Re: 13001 WU failure

Posted: Mon Oct 06, 2014 7:15 am
by snapshot
I updated the Nvidia drivers from 340.52 to 344.11 and this made no difference at all. Watching the log screen and GPU-Z sensor screen, it's clearly just at the moment when the GPU starts working that the WU fails. The CPU core has been working for a couple of minutes without any major GPU usage then GPU-Z shows a very narrow spike of GPU usage and the log screen shows the WU failing.

Please get someone to understand that 13000 and 13001 simply aren't working and need fixing yesterday. When my current two CPU WUs finish, that's it from me until I hear GPU folding is stable again.

Re: 13001 WU failure

Posted: Mon Oct 06, 2014 8:50 am
by Breach
People understand and have been on top of this, unfortunately it was the weekend. See here:
viewtopic.php?f=18&t=26807&start=15

Re: 13001 WU failure

Posted: Mon Oct 06, 2014 2:06 pm
by snapshot
Excuses, excuses. :wink:

Re: 13001 WU failure

Posted: Mon Oct 06, 2014 4:12 pm
by 7im
P13000 has been moved back to beta along with several other projects for Maxwell cards. To avoid these problems move back to client type advanced.

Re: 13001 WU failure

Posted: Mon Oct 06, 2014 8:56 pm
by Razzaa
bruce wrote:
Razzaa wrote:I am having the exact same issues. I have tried numerous things to fix it but now my GPU wont fold at all.
Please report which GPU you have and which drivers you are running.
Gigabyte GTX 970 344.16

Re: 13001 WU failure

Posted: Mon Oct 06, 2014 9:02 pm
by Kjetil
It is not the driver so are the problem, i am running 344.11 on 3 x750Ti and 3 x 980

Re: 13001 WU failure

Posted: Mon Oct 06, 2014 10:44 pm
by bfromcolo
7im wrote:P13000 has been moved back to beta along with several other projects for Maxwell cards. To avoid these problems move back to client type advanced.
I just retried it and got a 9201, so looks like things are working again. I am not running any client type flags at the moment, should I add advanced or are you just trying to avoid beta?
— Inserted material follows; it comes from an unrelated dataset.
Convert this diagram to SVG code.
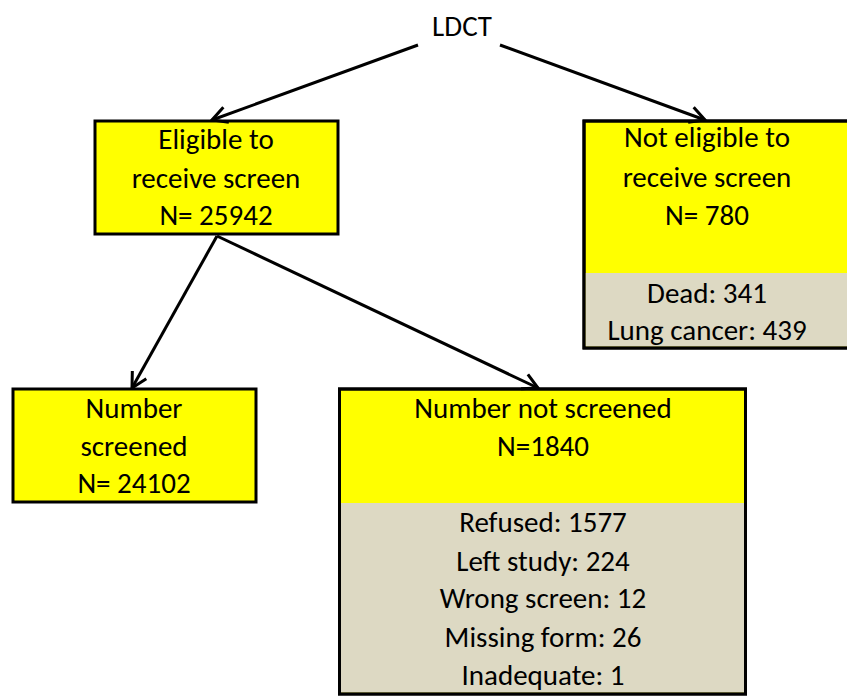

Mint 17, 750ti, NVIDIA 343.22

Re: 13001 WU failure

Posted: Mon Oct 06, 2014 11:29 pm
by bruce
Kjetil wrote:It is not the driver so are the problem, i am running 344.11 on 3 x750Ti and 3 x 980
Consider the possibilities:
Project wwww uses a computational feature that that exercises a bug in driver mmm.mm but which is NOT a bug in drivers nnn.nn
Project xxxx does not use any computational features that that exercises any driver bug.
Project yyyy uses a computational feature that that exercizes a bug in driver nnn,nn but which is NOT a bug in drivers mmm.mm
Project zzzz uses a computational feature that that exercises a bug in all drivers.

Assuming first, the any bugs will be fixed eventually, but not soon, how can anyone gather enough information to send the right projects to the right people?

Clearly project xxxx should be assigned and project zzzz should not be assigned, even if that means some people run out of work to do.

Presuming that project xxxx doesnt' have enough WUs for everyone or if they produce low PPD then some of wwww and/or yyyy must be assigned, but here's the rub. Stanford does not know who is running nnn.nn or mmm.mm, only that people are reporting problems with incomplete information.

Please summarize all problem reports and categorize all projects under the four possibilities wwww,xxxx,yyyy,zzzz and under wwww and yyyy, which drivers everybody is using. If one person says the driver fails with the project and another person says they're having no problem, note that mixed results were reported for that combination and now try to figure out if they're reporting different types of GPUs.